#### [Task directions]
Leave out the pictures and restate the rest of the data exactly.

#### [Supplied data]
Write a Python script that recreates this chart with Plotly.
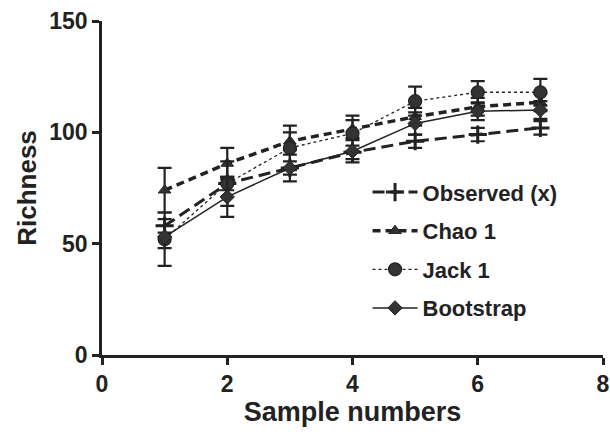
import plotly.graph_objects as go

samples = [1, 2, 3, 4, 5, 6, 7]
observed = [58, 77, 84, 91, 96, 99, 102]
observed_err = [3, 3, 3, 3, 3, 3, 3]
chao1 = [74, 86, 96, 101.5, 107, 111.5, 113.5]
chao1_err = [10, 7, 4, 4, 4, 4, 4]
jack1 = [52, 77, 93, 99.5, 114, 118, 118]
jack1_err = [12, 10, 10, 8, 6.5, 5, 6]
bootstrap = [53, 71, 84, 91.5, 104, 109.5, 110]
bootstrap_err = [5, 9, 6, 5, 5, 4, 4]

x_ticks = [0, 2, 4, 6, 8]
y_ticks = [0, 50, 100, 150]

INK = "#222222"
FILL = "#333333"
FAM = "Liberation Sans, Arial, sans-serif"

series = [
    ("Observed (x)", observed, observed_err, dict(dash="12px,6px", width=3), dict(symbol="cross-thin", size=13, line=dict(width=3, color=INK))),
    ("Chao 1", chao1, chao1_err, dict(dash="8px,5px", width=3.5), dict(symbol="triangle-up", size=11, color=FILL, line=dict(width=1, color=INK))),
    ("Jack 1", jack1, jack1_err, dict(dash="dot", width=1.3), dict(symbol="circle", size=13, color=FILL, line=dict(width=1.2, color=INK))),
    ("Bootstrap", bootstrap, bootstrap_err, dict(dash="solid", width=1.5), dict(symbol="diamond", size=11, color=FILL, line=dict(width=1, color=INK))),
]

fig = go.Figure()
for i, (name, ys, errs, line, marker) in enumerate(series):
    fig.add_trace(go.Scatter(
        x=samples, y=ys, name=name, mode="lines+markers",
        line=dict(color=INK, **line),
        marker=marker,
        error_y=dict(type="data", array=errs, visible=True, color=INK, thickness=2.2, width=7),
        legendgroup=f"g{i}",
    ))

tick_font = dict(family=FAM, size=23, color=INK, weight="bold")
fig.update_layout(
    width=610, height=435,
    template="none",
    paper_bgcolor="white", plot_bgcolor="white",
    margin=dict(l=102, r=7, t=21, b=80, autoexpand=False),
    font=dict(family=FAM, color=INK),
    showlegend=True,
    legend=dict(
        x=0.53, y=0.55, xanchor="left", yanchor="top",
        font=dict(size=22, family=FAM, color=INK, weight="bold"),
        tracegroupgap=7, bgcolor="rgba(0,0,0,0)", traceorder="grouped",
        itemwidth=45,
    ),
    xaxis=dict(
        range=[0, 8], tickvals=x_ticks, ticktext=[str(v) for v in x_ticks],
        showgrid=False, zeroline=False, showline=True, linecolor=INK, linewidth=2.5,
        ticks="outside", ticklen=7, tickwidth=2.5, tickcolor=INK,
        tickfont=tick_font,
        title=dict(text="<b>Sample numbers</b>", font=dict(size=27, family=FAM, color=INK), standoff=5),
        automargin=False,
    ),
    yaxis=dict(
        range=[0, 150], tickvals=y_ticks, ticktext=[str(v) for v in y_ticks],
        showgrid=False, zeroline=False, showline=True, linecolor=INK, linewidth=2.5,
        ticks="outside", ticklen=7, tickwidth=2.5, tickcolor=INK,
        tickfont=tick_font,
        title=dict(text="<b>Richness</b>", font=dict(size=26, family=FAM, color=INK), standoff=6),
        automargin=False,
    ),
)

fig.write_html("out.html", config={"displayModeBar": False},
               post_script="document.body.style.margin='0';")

#### [Answer to the task]
Write a Python script that recreates this chart with Plotly.
import plotly.graph_objects as go

samples = [1, 2, 3, 4, 5, 6, 7]
observed = [58, 77, 84, 91, 96, 99, 102]
observed_err = [3, 3, 3, 3, 3, 3, 3]
chao1 = [74, 86, 96, 101.5, 107, 111.5, 113.5]
chao1_err = [10, 7, 4, 4, 4, 4, 4]
jack1 = [52, 77, 93, 99.5, 114, 118, 118]
jack1_err = [12, 10, 10, 8, 6.5, 5, 6]
bootstrap = [53, 71, 84, 91.5, 104, 109.5, 110]
bootstrap_err = [5, 9, 6, 5, 5, 4, 4]

x_ticks = [0, 2, 4, 6, 8]
y_ticks = [0, 50, 100, 150]

INK = "#222222"
FILL = "#333333"
FAM = "Liberation Sans, Arial, sans-serif"

series = [
    ("Observed (x)", observed, observed_err, dict(dash="12px,6px", width=3), dict(symbol="cross-thin", size=13, line=dict(width=3, color=INK))),
    ("Chao 1", chao1, chao1_err, dict(dash="8px,5px", width=3.5), dict(symbol="triangle-up", size=11, color=FILL, line=dict(width=1, color=INK))),
    ("Jack 1", jack1, jack1_err, dict(dash="dot", width=1.3), dict(symbol="circle", size=13, color=FILL, line=dict(width=1.2, color=INK))),
    ("Bootstrap", bootstrap, bootstrap_err, dict(dash="solid", width=1.5), dict(symbol="diamond", size=11, color=FILL, line=dict(width=1, color=INK))),
]

fig = go.Figure()
for i, (name, ys, errs, line, marker) in enumerate(series):
    fig.add_trace(go.Scatter(
        x=samples, y=ys, name=name, mode="lines+markers",
        line=dict(color=INK, **line),
        marker=marker,
        error_y=dict(type="data", array=errs, visible=True, color=INK, thickness=2.2, width=7),
        legendgroup=f"g{i}",
    ))

tick_font = dict(family=FAM, size=23, color=INK, weight="bold")
fig.update_layout(
    width=610, height=435,
    template="none",
    paper_bgcolor="white", plot_bgcolor="white",
    margin=dict(l=102, r=7, t=21, b=80, autoexpand=False),
    font=dict(family=FAM, color=INK),
    showlegend=True,
    legend=dict(
        x=0.53, y=0.55, xanchor="left", yanchor="top",
        font=dict(size=22, family=FAM, color=INK, weight="bold"),
        tracegroupgap=7, bgcolor="rgba(0,0,0,0)", traceorder="grouped",
        itemwidth=45,
    ),
    xaxis=dict(
        range=[0, 8], tickvals=x_ticks, ticktext=[str(v) for v in x_ticks],
        showgrid=False, zeroline=False, showline=True, linecolor=INK, linewidth=2.5,
        ticks="outside", ticklen=7, tickwidth=2.5, tickcolor=INK,
        tickfont=tick_font,
        title=dict(text="<b>Sample numbers</b>", font=dict(size=27, family=FAM, color=INK), standoff=5),
        automargin=False,
    ),
    yaxis=dict(
        range=[0, 150], tickvals=y_ticks, ticktext=[str(v) for v in y_ticks],
        showgrid=False, zeroline=False, showline=True, linecolor=INK, linewidth=2.5,
        ticks="outside", ticklen=7, tickwidth=2.5, tickcolor=INK,
        tickfont=tick_font,
        title=dict(text="<b>Richness</b>", font=dict(size=26, family=FAM, color=INK), standoff=6),
        automargin=False,
    ),
)

fig.write_html("out.html", config={"displayModeBar": False},
               post_script="document.body.style.margin='0';")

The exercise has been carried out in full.